A larger engineering services group operating multiple legal entities may adopt a hybrid architecture: dedicated production environments for finance-heavy entities with complex integrations, and Odoo multi-tenant hosting for smaller subsidiaries using standardized workflows. Shared GitOps pipelines, centralized observability, common security policies, and backup automation create platform consistency, while workload-specific isolation is preserved where business risk is higher.

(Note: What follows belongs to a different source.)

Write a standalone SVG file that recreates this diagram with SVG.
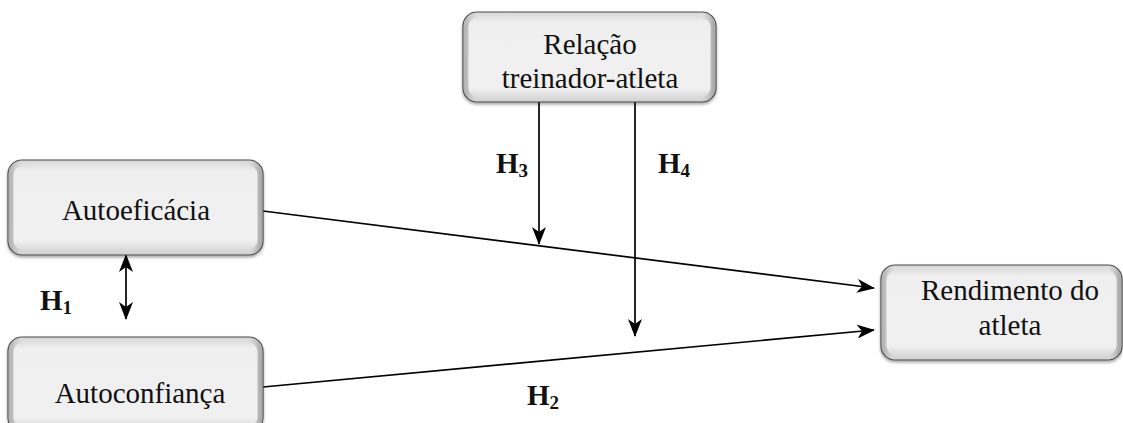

This is often the most effective path for organizations modernizing after acquisition-led expansion.
Implementation recommendations for executive decision-makers
- Start with a workload and risk assessment that maps ERP functions to uptime, data protection, compliance, and integration requirements.
- Define whether each environment should be multi-tenant, dedicated, or part of a hybrid hosting model based on business criticality rather than habit.
- Standardize on containerized Odoo, PostgreSQL resilience patterns, Redis, Traefik, cloud object storage, and automated backup controls as the baseline platform.
- Adopt GitOps and CI/CD early so infrastructure modernization does not reproduce manual deployment risk in a newer environment.
- Set measurable targets for availability, recovery, deployment frequency, and incident response before migration begins.
- Require restore testing, failover validation, and observability readiness as acceptance criteria for production cutover.
The most successful modernization programs treat Odoo cloud hosting as a managed operating model, not just a hosting destination. That means architecture, governance, automation, resilience, and support accountability are designed together. For professional services firms, this integrated approach is what turns ERP infrastructure from a constraint into a reliable platform for growth, delivery excellence, and financial control.